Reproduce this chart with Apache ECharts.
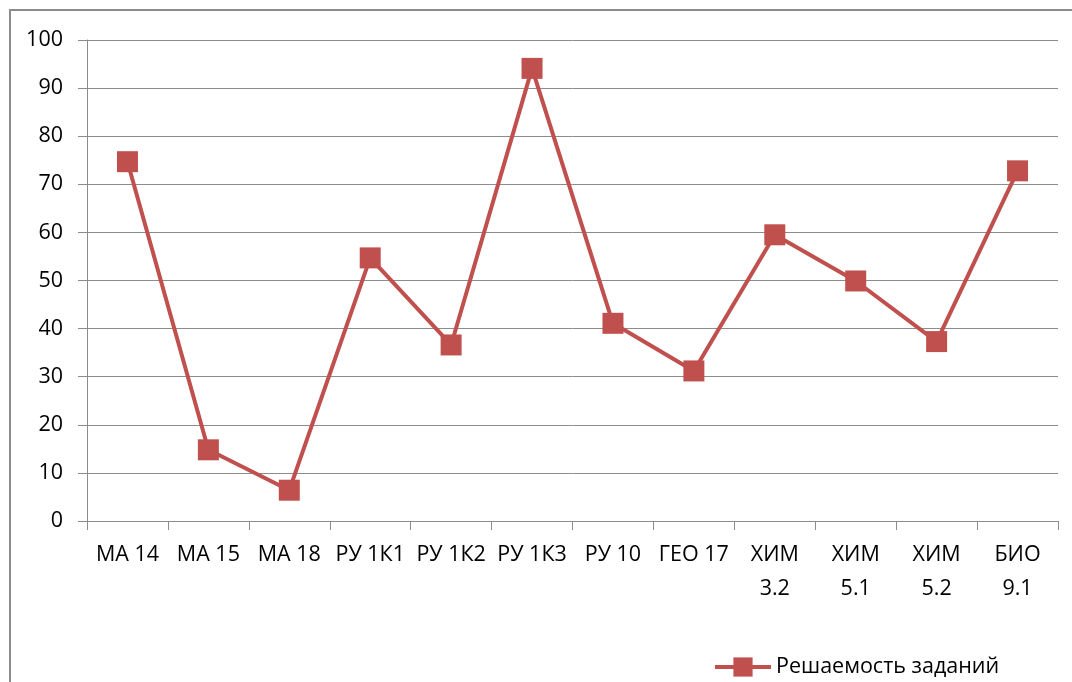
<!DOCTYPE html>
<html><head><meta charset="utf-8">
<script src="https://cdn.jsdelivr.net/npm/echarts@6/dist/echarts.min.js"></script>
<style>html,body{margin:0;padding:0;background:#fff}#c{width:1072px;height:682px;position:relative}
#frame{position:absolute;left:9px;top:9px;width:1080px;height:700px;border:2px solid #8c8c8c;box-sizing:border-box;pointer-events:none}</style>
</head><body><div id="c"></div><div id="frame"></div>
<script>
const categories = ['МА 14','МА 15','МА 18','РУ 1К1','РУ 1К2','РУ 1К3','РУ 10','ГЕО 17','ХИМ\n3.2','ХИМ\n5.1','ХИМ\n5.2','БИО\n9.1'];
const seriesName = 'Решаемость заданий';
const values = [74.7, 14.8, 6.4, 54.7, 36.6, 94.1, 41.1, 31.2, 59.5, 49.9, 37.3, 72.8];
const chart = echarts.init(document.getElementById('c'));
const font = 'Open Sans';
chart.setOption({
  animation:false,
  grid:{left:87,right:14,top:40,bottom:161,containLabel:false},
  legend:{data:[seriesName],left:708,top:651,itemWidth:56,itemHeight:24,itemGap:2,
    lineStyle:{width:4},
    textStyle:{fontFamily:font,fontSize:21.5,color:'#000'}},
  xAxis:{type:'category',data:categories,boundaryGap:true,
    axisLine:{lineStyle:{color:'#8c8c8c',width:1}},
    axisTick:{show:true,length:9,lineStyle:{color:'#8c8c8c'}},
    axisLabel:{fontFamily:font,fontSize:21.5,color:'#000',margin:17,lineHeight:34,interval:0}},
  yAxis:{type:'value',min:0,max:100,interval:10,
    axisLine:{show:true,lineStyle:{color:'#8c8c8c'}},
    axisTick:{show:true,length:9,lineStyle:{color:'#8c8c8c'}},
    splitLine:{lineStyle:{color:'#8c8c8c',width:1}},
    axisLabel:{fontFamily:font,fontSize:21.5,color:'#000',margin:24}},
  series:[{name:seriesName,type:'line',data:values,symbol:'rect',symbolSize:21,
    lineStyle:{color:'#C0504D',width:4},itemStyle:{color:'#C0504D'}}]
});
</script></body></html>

====================

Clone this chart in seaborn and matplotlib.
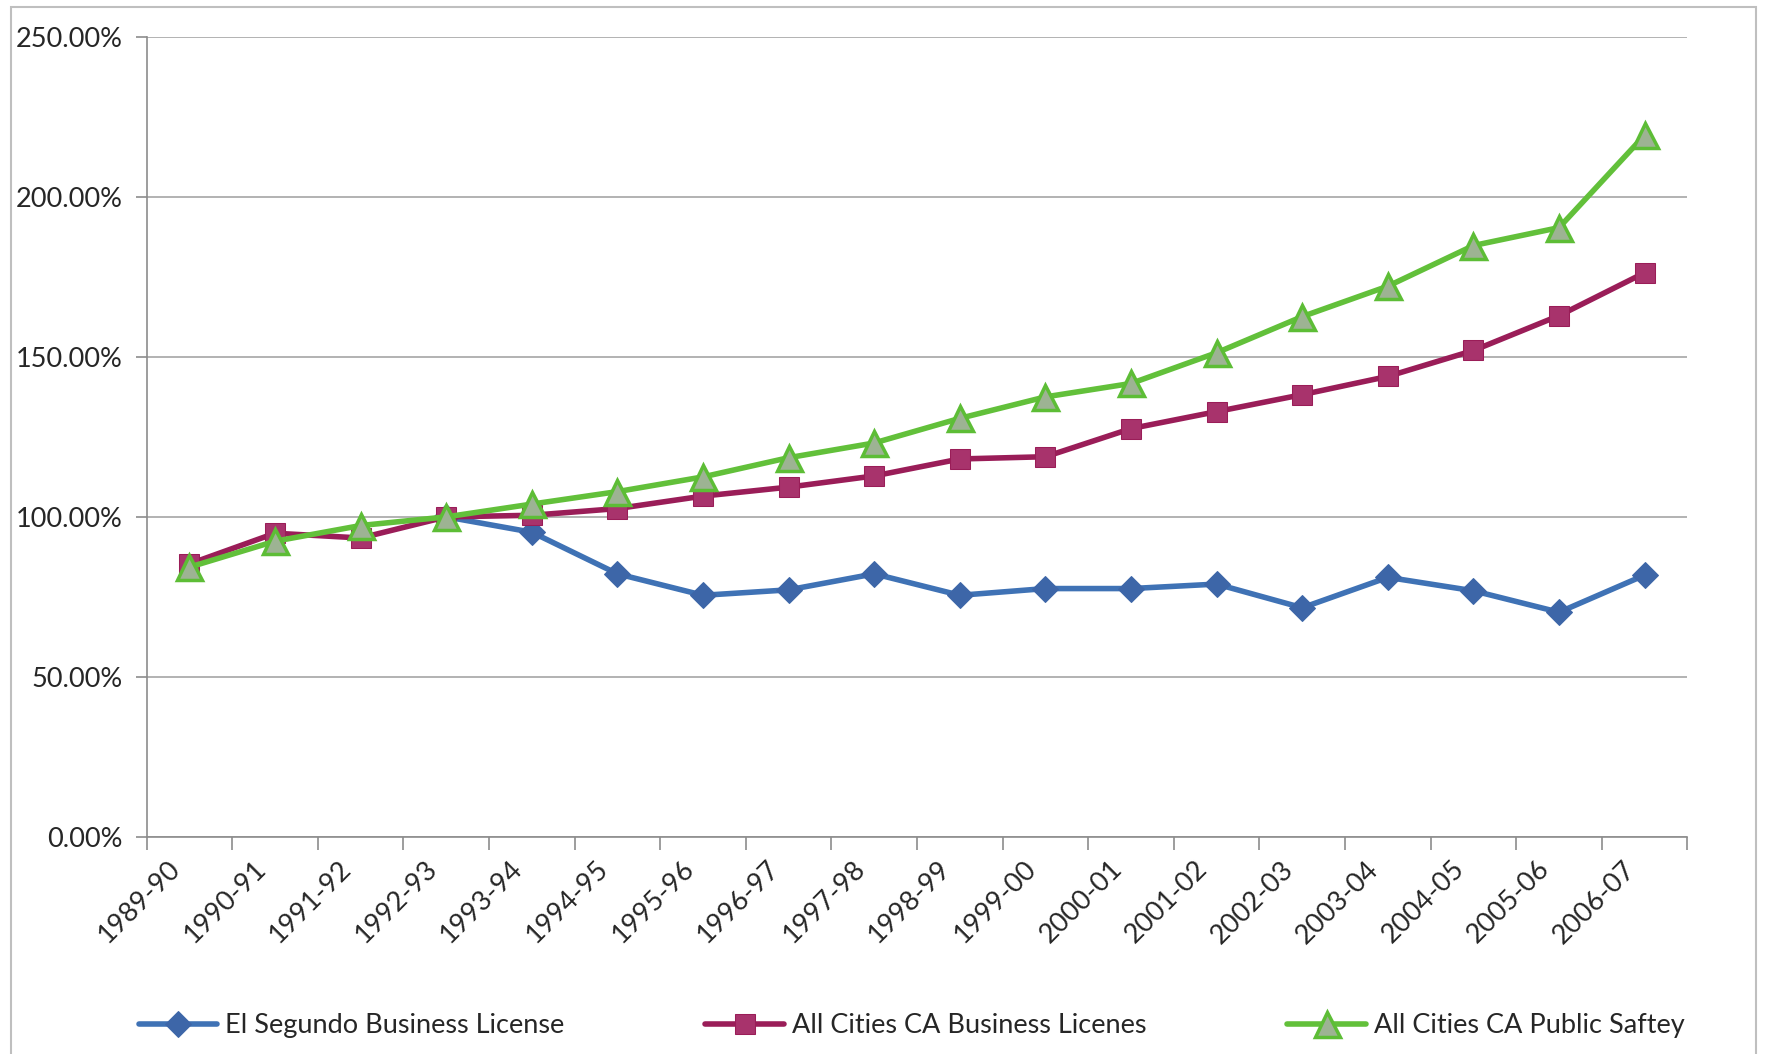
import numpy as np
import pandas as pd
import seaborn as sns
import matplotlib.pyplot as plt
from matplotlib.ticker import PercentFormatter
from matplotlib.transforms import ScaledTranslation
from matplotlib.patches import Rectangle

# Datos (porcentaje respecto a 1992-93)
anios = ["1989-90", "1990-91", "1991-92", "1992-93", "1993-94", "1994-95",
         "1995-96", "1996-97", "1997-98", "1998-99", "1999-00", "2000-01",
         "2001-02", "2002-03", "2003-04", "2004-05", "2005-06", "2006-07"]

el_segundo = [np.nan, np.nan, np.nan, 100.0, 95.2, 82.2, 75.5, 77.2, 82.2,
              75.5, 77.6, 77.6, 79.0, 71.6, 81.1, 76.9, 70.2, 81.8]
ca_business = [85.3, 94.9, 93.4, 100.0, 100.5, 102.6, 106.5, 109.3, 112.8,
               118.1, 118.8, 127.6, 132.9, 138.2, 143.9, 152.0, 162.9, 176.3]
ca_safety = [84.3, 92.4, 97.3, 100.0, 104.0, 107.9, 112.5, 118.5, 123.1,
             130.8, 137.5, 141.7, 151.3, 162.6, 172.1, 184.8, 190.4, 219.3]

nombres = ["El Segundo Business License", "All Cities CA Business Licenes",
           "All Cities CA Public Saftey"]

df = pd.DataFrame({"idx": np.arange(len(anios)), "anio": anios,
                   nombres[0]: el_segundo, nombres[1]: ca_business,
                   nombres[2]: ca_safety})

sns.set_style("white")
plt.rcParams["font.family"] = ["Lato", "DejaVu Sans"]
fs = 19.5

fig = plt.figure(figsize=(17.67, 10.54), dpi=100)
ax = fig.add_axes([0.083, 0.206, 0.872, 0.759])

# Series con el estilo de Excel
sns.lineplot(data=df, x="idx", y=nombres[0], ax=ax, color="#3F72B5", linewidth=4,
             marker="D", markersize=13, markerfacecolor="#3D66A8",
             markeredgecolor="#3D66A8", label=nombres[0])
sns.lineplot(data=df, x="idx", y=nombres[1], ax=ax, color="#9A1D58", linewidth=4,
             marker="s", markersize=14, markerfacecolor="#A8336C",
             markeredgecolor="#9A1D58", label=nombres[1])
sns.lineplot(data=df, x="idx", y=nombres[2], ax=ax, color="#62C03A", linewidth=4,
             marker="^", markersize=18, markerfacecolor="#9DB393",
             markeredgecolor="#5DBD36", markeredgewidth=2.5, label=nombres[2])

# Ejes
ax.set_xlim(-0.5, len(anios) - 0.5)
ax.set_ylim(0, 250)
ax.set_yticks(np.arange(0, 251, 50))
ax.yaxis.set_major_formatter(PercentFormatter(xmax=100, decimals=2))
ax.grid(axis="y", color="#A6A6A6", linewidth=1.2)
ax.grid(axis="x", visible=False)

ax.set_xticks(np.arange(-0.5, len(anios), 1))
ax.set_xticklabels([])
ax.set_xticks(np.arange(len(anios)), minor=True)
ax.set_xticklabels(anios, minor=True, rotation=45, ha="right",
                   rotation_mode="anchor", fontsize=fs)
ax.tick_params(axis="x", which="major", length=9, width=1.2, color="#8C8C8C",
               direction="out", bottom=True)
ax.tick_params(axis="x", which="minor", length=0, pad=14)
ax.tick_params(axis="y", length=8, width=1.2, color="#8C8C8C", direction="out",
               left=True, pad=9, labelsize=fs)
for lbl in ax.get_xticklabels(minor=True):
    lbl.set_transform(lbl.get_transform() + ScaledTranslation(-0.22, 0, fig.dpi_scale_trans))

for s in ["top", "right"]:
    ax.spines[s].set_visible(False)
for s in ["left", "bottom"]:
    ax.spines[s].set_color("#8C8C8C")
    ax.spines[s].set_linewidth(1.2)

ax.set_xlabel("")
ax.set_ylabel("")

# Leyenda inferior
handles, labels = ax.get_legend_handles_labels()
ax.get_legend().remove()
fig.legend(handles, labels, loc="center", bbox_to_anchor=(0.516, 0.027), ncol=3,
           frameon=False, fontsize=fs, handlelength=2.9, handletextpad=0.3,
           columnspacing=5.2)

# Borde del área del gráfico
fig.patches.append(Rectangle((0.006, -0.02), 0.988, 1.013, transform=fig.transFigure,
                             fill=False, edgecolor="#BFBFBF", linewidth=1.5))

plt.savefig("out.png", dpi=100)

====================

Task: Copy out every line of the listing that includes the string "this".

Result:
Reproduce this chart with Apache ECharts.
Clone this chart in seaborn and matplotlib.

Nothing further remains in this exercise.